Great! Now I’m really anxious! or Help.. I need somebody!

So I posted everything I posted before apparently too soon.. INCLUDING wanting to be kind to my Husband who is now getting on my fricking nerves!

He’s sick and is going to be going to the doctor.. Which is alright except I was selfishly looking forward to him being away at class all day and coming back with groceries people actually wanted to eat. (See previous post)

So as I had indicated when I finished my 5 am post I took meds, drank tea and then laid back down. I was just starting to drift away when Husband says in my ear,”Maria, did our gas get shut off?”

Instant panic attack. Instant feeling sure that I have fucked our delicate economy beyond recognition. That I have missed some kind of crucial step in the delicate juggling dance it takes to be us with hardly any income and still have things needed for a home like utilities and groceries. Especially to maintain a home that had DCF sniffing around not too long ago.

The last thing we need when we are already suspect by them, me for being an addict, Husband for his uncontrolled anger issues, is to have something not taken care of, some basic something like heat when it’s 16 degrees out.

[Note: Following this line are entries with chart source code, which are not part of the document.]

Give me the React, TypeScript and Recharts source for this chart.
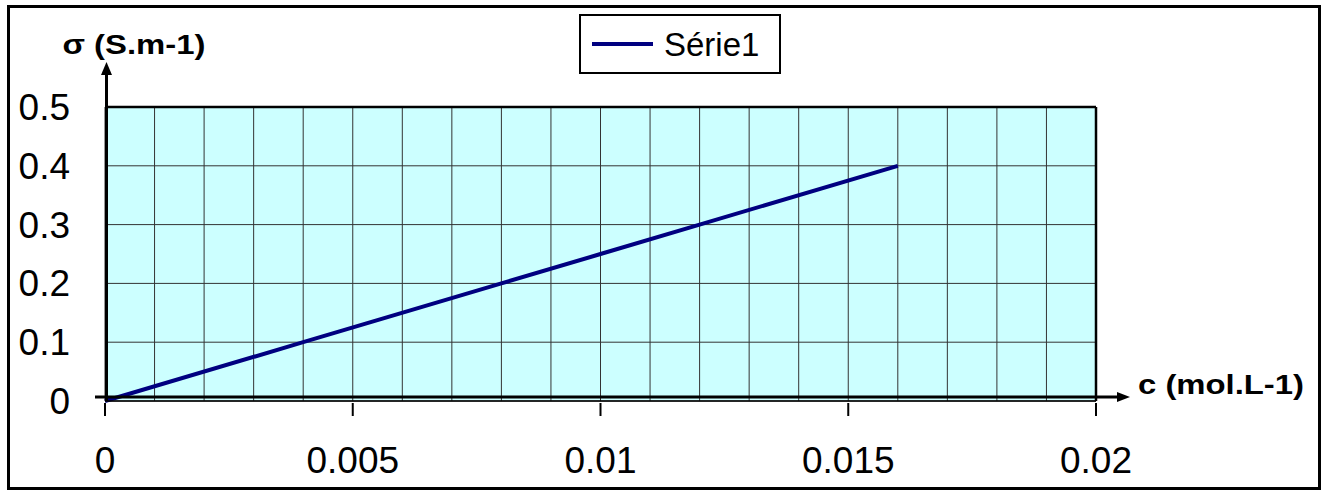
import {
  LineChart,
  Line,
  XAxis,
  YAxis,
  CartesianGrid,
  ReferenceLine,
  Legend
} from 'recharts';

// concentration c (mol/L) and conductivity sigma (S/m)
const concentrations = [0, 0.004, 0.008, 0.01, 0.012, 0.016];
const conductivities = [0, 0.1, 0.2, 0.25, 0.3, 0.4];

const xGridTicks = [
  0, 0.001, 0.002, 0.003, 0.004, 0.005, 0.006, 0.007, 0.008, 0.009, 0.01,
  0.011, 0.012, 0.013, 0.014, 0.015, 0.016, 0.017, 0.018, 0.019, 0.02
];
const xLabelTicks = ['0', '0.005', '0.01', '0.015', '0.02'];
const yTicks = [0, 0.1, 0.2, 0.3, 0.4, 0.5];
const yTickLabels = ['0', '0.1', '0.2', '0.3', '0.4', '0.5'];

const seriesName = 'Série1';
const xTitle = 'c (mol.L-1)';
const yTitle = 'σ (S.m-1)';

const data = concentrations.map((c, i) => ({ c, sigma: conductivities[i] }));

const W = 1323;
const H = 492;
const FONT = '"Liberation Sans", Arial, Helvetica, sans-serif';

function XTick(props: any) {
  const { x, y, payload } = props;
  const label = xLabelTicks.find(l => Math.abs(parseFloat(l) - payload.value) < 1e-9);
  if (label === undefined) return <g />;
  return (
    <g>
      <line x1={x} x2={x} y1={y + 2} y2={y + 15} stroke="#000" strokeWidth={2} />
      <text x={x} y={y + 72} textAnchor="middle" fontSize={37} fontFamily={FONT} fill="#000">
        {label}
      </text>
    </g>
  );
}

function YTick(props: any) {
  const { x, y, payload } = props;
  const idx = yTicks.findIndex(v => Math.abs(v - payload.value) < 1e-9);
  return (
    <text x={x - 35} y={y + 13} textAnchor="end" fontSize={37} fontFamily={FONT} fill="#000">
      {idx >= 0 ? yTickLabels[idx] : ''}
    </text>
  );
}

// x axis drawn as an arrow just above the plot floor, plus the chart frame
function XArrow(props: any) {
  const { x1, x2, y1 } = props;
  const left = Math.min(x1, x2);
  const right = Math.max(x1, x2);
  const ay = y1 - 4;
  const tip = right + 34;
  return (
    <g>
      <rect x={8.5} y={6.5} width={W - 12} height={H - 10} fill="none" stroke="#000" strokeWidth={3} />
      <line x1={left} x2={right} y1={y1} y2={y1} stroke="#000" strokeWidth={1.5} />
      <line x1={left - 10} x2={tip - 10} y1={ay} y2={ay} stroke="#000" strokeWidth={3} />
      <polygon points={`${tip},${ay} ${tip - 13},${ay - 5} ${tip - 13},${ay + 5}`} fill="#000" />
      <text x={tip + 8} y={y1 - 7} fontSize={28} fontWeight="bold" fontFamily={FONT} fill="#000"
        textLength={166} lengthAdjust="spacingAndGlyphs">
        {xTitle}
      </text>
    </g>
  );
}

function YArrow(props: any) {
  const { x1, y1, y2 } = props;
  const top = Math.min(y1, y2);
  const bottom = Math.max(y1, y2);
  const ax = x1 + 1.5;
  const tip = top - 45;
  return (
    <g>
      <line x1={ax} x2={ax} y1={bottom} y2={tip + 10} stroke="#000" strokeWidth={3} />
      <polygon points={`${ax},${tip} ${ax - 5.5},${tip + 13} ${ax + 5.5},${tip + 13}`} fill="#000" />
      <text x={ax - 44} y={tip - 8} fontSize={28} fontWeight="bold" fontFamily={FONT} fill="#000"
        textLength={143} lengthAdjust="spacingAndGlyphs">
        {yTitle}
      </text>
    </g>
  );
}

function LegendBox() {
  return (
    <div
      style={{
        width: 202,
        height: 60,
        border: '2.5px solid #000',
        boxSizing: 'border-box',
        background: '#fff',
        display: 'flex',
        alignItems: 'center',
        fontFamily: FONT,
        fontSize: 33
      }}
    >
      <div style={{ width: 61, height: 4, background: '#000080', marginLeft: 11, marginRight: 11 }} />
      <span style={{ lineHeight: 1 }}>{seriesName}</span>
    </div>
  );
}

export default function App() {
  return (
    <div style={{ position: 'absolute', left: 0, top: 0, width: W, height: H, background: '#fff' }}>
      <LineChart
        width={W}
        height={H}
        data={data}
        margin={{ top: 107, right: 227, bottom: 31, left: 45 }}
      >
        <CartesianGrid fill="#ccffff" stroke="#333" strokeWidth={1} />
        <XAxis
          dataKey="c"
          type="number"
          domain={[0, 0.02]}
          ticks={xGridTicks}
          interval={0}
          height={60}
          axisLine={false}
          tickLine={false}
          tickSize={0}
          tickMargin={0}
          tick={<XTick />}
        />
        <YAxis
          type="number"
          domain={[0, 0.5]}
          ticks={yTicks}
          interval={0}
          width={60}
          axisLine={false}
          tickLine={false}
          tickSize={0}
          tickMargin={0}
          tick={<YTick />}
        />
        <ReferenceLine y={0.5} stroke="#000" strokeWidth={2.5} />
        <ReferenceLine x={0.02} stroke="#000" strokeWidth={2.5} />
        <Legend
          layout="vertical"
          align="center"
          verticalAlign="middle"
          content={<LegendBox />}
          wrapperStyle={{ top: 14, left: 579, width: 202, height: 60 }}
        />
        <Line
          type="linear"
          dataKey="sigma"
          name={seriesName}
          stroke="#000080"
          strokeWidth={4}
          dot={false}
          isAnimationActive={false}
        />
        <ReferenceLine y={0} shape={<XArrow />} ifOverflow="visible" />
        <ReferenceLine x={0} shape={<YArrow />} ifOverflow="visible" />
      </LineChart>
    </div>
  );
}
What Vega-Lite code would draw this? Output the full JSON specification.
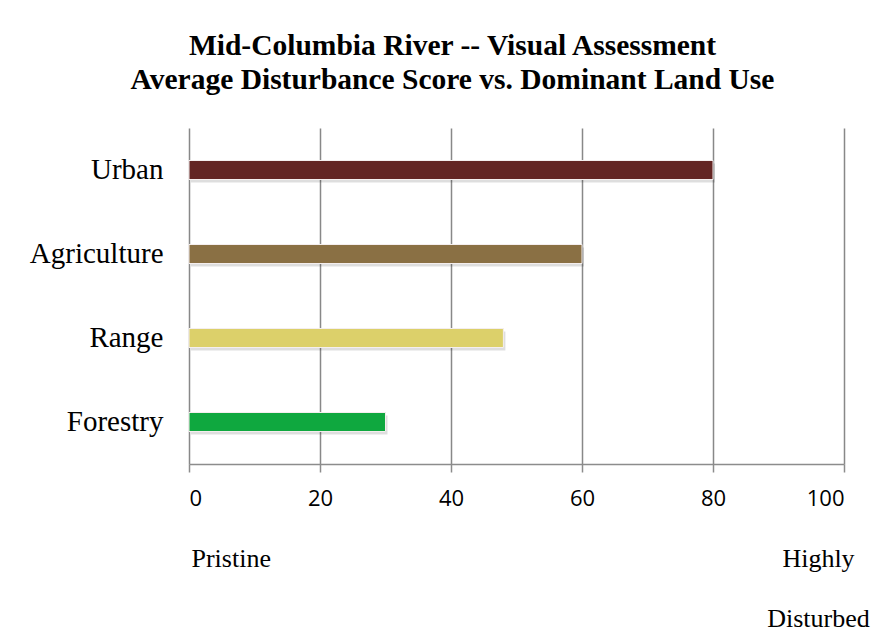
{
  "$schema": "https://vega.github.io/schema/vega-lite/v6.json",
  "width": 655,
  "height": 336,
  "autosize": {"type": "none"},
  "padding": {"left": 189, "top": 128, "right": 43, "bottom": 178},
  "background": "white",
  "config": {"view": {"stroke": null}},
  "title": {
    "text": ["Mid-Columbia River -- Visual Assessment", "Average Disturbance Score vs. Dominant Land Use"],
    "font": "Liberation Serif",
    "fontSize": 29.5,
    "fontWeight": "bold",
    "color": "black",
    "anchor": "middle",
    "frame": "group",
    "dx": -64,
    "lineHeight": 34,
    "offset": 33
  },
  "data": {
    "values": [
      {"landuse": "Urban", "score": 80},
      {"landuse": "Agriculture", "score": 60},
      {"landuse": "Range", "score": 48},
      {"landuse": "Forestry", "score": 30}
    ]
  },
  "encoding": {
    "y": {
      "field": "landuse",
      "type": "nominal",
      "sort": ["Urban", "Agriculture", "Range", "Forestry"],
      "axis": {
        "title": null,
        "ticks": false,
        "domain": false,
        "grid": false,
        "labelFont": "Liberation Serif",
        "labelFontSize": 29,
        "labelColor": "black",
        "labelPadding": 26
      }
    }
  },
  "layer": [
    {
      "mark": {"type": "bar", "size": 19, "color": "black", "opacity": 0.13, "xOffset": 2, "yOffset": 3},
      "encoding": {
        "x": {
          "field": "score",
          "type": "quantitative",
          "scale": {"domain": [0, 100]},
          "axis": {
            "values": [0, 20, 40, 60, 80, 100],
            "grid": true,
            "gridColor": "#888888",
            "gridWidth": 1.5,
            "domainColor": "#8c8c8c",
            "domainWidth": 1.5,
            "tickColor": "#8c8c8c",
            "tickWidth": 1.5,
            "tickSize": 8,
            "labelFont": "Open Sans",
            "labelFontSize": 22,
            "labelColor": "black",
            "labelPadding": 16,
            "title": "Pristine",
            "titleFont": "Liberation Serif",
            "titleFontSize": 26,
            "titleFontWeight": "normal",
            "titleColor": "black",
            "titleAnchor": "start",
            "titleAlign": "left",
            "titleBaseline": "alphabetic",
            "titleX": 2,
            "titleY": 102
          }
        }
      }
    },
    {
      "mark": {"type": "bar", "size": 19, "stroke": "#f4eeee", "strokeWidth": 1},
      "encoding": {
        "x": {
          "field": "score",
          "type": "quantitative",
          "axis": {
            "orient": "bottom",
            "labels": false,
            "ticks": false,
            "domain": false,
            "grid": false,
            "title": ["Highly", "Disturbed"],
            "titleFont": "Liberation Serif",
            "titleFontSize": 26,
            "titleFontWeight": "normal",
            "titleColor": "black",
            "titleAlign": "center",
            "titleBaseline": "alphabetic",
            "titleLineHeight": 60,
            "titleX": 629,
            "titleY": 102
          }
        },
        "color": {
          "field": "landuse",
          "type": "nominal",
          "scale": {
            "domain": ["Urban", "Agriculture", "Range", "Forestry"],
            "range": ["#632523", "#8a7044", "#dcd06a", "#0fa83f"]
          },
          "legend": null
        }
      }
    }
  ],
  "resolve": {"axis": {"x": "independent"}}
}
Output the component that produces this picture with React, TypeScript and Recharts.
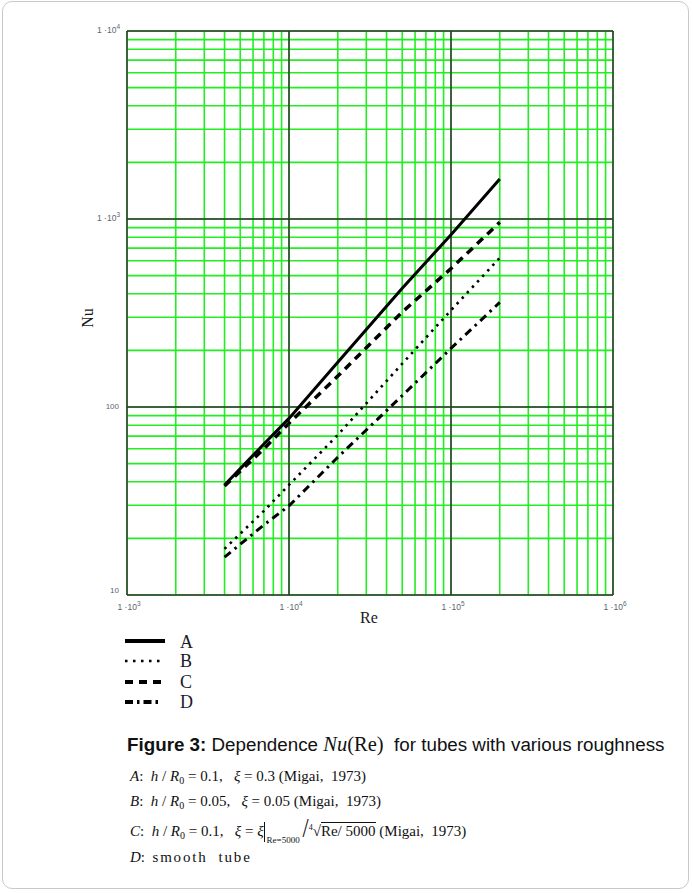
import { LineChart, Line, XAxis, YAxis, CartesianGrid, ReferenceLine } from "recharts";

const reValues = [4000, 7000, 10000, 20000, 50000, 100000, 200000];
const nuA = [38.5, 63.5, 87, 173, 428, 825, 1633];
const nuB = [17.6, 28, 38.5, 71, 170, 327, 622];
const nuC = [38, 60, 82, 146, 320, 545, 960];
const nuD = [15.9, 23.6, 29.8, 54, 115, 205, 360];

const xDecades = [1000, 10000, 100000, 1000000];
const yDecades = [10, 100, 1000, 10000];
const steps = [1, 2, 3, 4, 5, 6, 7, 8, 9];

const xTicks = xDecades.flatMap((d, i) => (i === xDecades.length - 1 ? [d] : steps.map((s) => s * d)));
const yTicks = yDecades.flatMap((d, i) => (i === yDecades.length - 1 ? [d] : steps.map((s) => s * d)));

const legendKeys = ["A", "B", "C", "D"];

const data = reValues.map((re, i) => ({ re, A: nuA[i], B: nuB[i], C: nuC[i], D: nuD[i] }));

const GREEN = "#22ee22";
const DARK = "#333";
const tickFont = '"Liberation Sans", Arial, sans-serif';
const serif = '"Liberation Serif", "Times New Roman", serif';

const isDecade = (v: number) => Math.abs(Math.log10(v) - Math.round(Math.log10(v))) < 1e-9;

function PowLabel({ x, y, exp, anchor }: { x: number; y: number; exp: number; anchor: "start" | "middle" | "end" }) {
  return (
    <text x={x} y={y} textAnchor={anchor} fontFamily={tickFont} fontSize={8.5} fill="#5b6670">
      1 ·10
      <tspan dy={-4} fontSize={6.5}>
        {exp}
      </tspan>
    </text>
  );
}

function XTick(props: any) {
  const { x, y, payload } = props;
  const v = payload.value;
  if (!isDecade(v)) return <g />;
  return <PowLabel x={x + 2} y={y + 13} exp={Math.round(Math.log10(v))} anchor="middle" />;
}

function YTick(props: any) {
  const { x, y, payload } = props;
  const v = payload.value;
  if (!isDecade(v)) return <g />;
  const e = Math.round(Math.log10(v));
  const ty = v === 10 ? y - 2 : y + 2;
  if (e <= 2) {
    return (
      <text x={x - 6} y={ty} textAnchor="end" fontFamily={tickFont} fontSize={8} fill="#5b6670">
        {v}
      </text>
    );
  }
  return <PowLabel x={x - 5} y={ty} exp={e} anchor="end" />;
}

const sub0 = <sub style={{ fontSize: 10, verticalAlign: -3, lineHeight: 0 }}>0</sub>;

export default function App() {
  const lineStyle = { position: "absolute" as const, left: 130, fontFamily: serif, fontSize: 15, color: "#111", whiteSpace: "nowrap" as const, lineHeight: "18px" };
  return (
    <div style={{ position: "absolute", left: 0, top: 0, width: 693, height: 893, background: "#fff" }}>
      <div
        style={{
          position: "absolute",
          left: 2,
          top: 1,
          width: 687,
          height: 888,
          border: "1px solid #c9c9c9",
          borderRadius: 10,
          boxSizing: "border-box",
        }}
      />
      <div style={{ position: "absolute", left: 0, top: 0 }}>
        <LineChart width={693} height={640} data={data} margin={{ top: 31, right: 80, left: 87, bottom: 15 }}>
          <CartesianGrid stroke={GREEN} strokeWidth={1.6} />
          <XAxis
            dataKey="re"
            type="number"
            scale="log"
            domain={[1000, 1000000]}
            ticks={xTicks}
            allowDataOverflow
            height={30}
            axisLine={false}
            tickLine={false}
            tickSize={0}
            tick={<XTick />}
            interval={0}
          />
          <YAxis
            type="number"
            scale="log"
            domain={[10, 10000]}
            ticks={yTicks}
            allowDataOverflow
            width={40}
            axisLine={false}
            tickLine={false}
            tickSize={0}
            tick={<YTick />}
            interval={0}
          />
          {xDecades.map((d) => (
            <ReferenceLine key={"x" + d} x={d} stroke={DARK} strokeWidth={1.5} />
          ))}
          {yDecades.map((d) => (
            <ReferenceLine key={"y" + d} y={d} stroke={DARK} strokeWidth={1.5} />
          ))}
          <Line dataKey="A" stroke="#000" strokeWidth={3} dot={false} isAnimationActive={false} type="linear" />
          <Line dataKey="C" stroke="#000" strokeWidth={3.5} strokeDasharray="8 6" dot={false} isAnimationActive={false} type="linear" />
          <Line dataKey="B" stroke="#000" strokeWidth={2.6} strokeDasharray="2.5 5" dot={false} isAnimationActive={false} type="linear" />
          <Line dataKey="D" stroke="#000" strokeWidth={3} strokeDasharray="8 5 2.5 5" dot={false} isAnimationActive={false} type="linear" />
        </LineChart>
      </div>

      {/* axis titles and legend */}
      <svg style={{ position: "absolute", left: 0, top: 0 }} width={693} height={720}>
        <text x={93} y={318} transform="rotate(-90 93 318)" textAnchor="middle" fontFamily={serif} fontSize={16} fill="#1a1a1a">
          Nu
        </text>
        <text x={369} y={623} textAnchor="middle" fontFamily={serif} fontSize={16} fill="#1a1a1a">
          Re
        </text>
        <line x1={125} x2={165} y1={641} y2={641} stroke="#000" strokeWidth={4} />
        <line x1={125} x2={160} y1={661} y2={661} stroke="#000" strokeWidth={2.6} strokeDasharray="2.5 5.5" />
        <line x1={125} x2={161} y1={682} y2={682} stroke="#000" strokeWidth={4} strokeDasharray="8 6" />
        <line x1={125} x2={161} y1={702} y2={702} stroke="#000" strokeWidth={4} strokeDasharray="8 4 2.5 4" />
        {legendKeys.map((s, i) => (
          <text key={s} x={180} y={[647.5, 667, 688, 708][i]} fontFamily={serif} fontSize={18} fill="#1a1a2a">
            {s}
          </text>
        ))}
      </svg>

      {/* caption */}
      <div style={{ position: "absolute", left: 127, top: 733, fontFamily: tickFont, fontSize: 18.8, color: "#111", whiteSpace: "nowrap" }}>
        <b>Figure 3:</b> Dependence{" "}
        <span style={{ fontFamily: serif, fontSize: 20.5 }}>
          <i>Nu</i>(Re)
        </span>
        &nbsp; for tubes with various roughness
      </div>
      <div style={{ ...lineStyle, top: 767 }}>
        <i>A</i>:&nbsp; <i>h</i> / <i>R</i>
        {sub0} = 0.1,&nbsp;&nbsp; <i>ξ</i> = 0.3 (Migai,&nbsp; 1973)
      </div>
      <div style={{ ...lineStyle, top: 792 }}>
        <i>B</i>:&nbsp; <i>h</i> / <i>R</i>
        {sub0} = 0.05,&nbsp;&nbsp; <i>ξ</i> = 0.05 (Migai,&nbsp; 1973)
      </div>
      <div style={{ ...lineStyle, top: 820 }}>
        <i>C</i>:&nbsp; <i>h</i> / <i>R</i>
        {sub0} = 0.1,&nbsp;&nbsp; <i>ξ</i> = <i>ξ</i>
        <span style={{ display: "inline-block", borderLeft: "1px solid #111", height: 20, verticalAlign: -6, position: "relative", width: 38 }}>
          <span style={{ position: "absolute", left: 2, bottom: -3, fontSize: 9, lineHeight: "9px" }}>Re=5000</span>
        </span>
        <span style={{ display: "inline-block", fontSize: 22, transform: "scaleY(1.2)", lineHeight: "18px" }}>/</span>
        <sup style={{ fontSize: 8, verticalAlign: 6, lineHeight: 0 }}>4</sup>√<span style={{ borderTop: "1px solid #111" }}>Re/ 5000</span> (Migai,&nbsp; 1973)
      </div>
      <div style={{ ...lineStyle, top: 848 }}>
        <i>D</i>:&nbsp; <span style={{ letterSpacing: 1.8 }}>smooth&nbsp; tube</span>
      </div>
    </div>
  );
}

So, I got up, race around scrabbling for bills that I don’t keep in one central place, found the bill then had to register for an online account because Husband has apparently let one of his balls drop and got our phones cut off, which is embarrassing not to mention horribly reminiscent of the bad old days when he refused to pay for me to have real phone service. And so far, at least Daughter and the office of the apartment complex know, because they have tried to call. Daughter will be discreet. The manager of the apartment complex, probably not so much. Which is really embarrassing.

SO the bottom line of the gas thing is no, it wasn’t cut off. But looking at my bill online has shown that I am behind enough (plus having blown a previous credit agreement) that I’m not eligible for a credit agreement right now. And the bill is just mounting and mounting. Massachusetts has a moratorium apparently which keeps them from cutting us off before March 15 which at least is a little time. But I’m anxious now.

How do I keep them from cutting us off in March? If Husband blew it with the phones has he blown it so badly he can’t fix it right away? Also, I should get help with this. But that means fuel assistance which means papers and appointments when I don’t have a car. And I’ve gotta get paperwork out for SSI. And I’ve got the Suboxone thing hanging over my head.

I need some perspective. I need a sensible way for managing all of this. I just need help!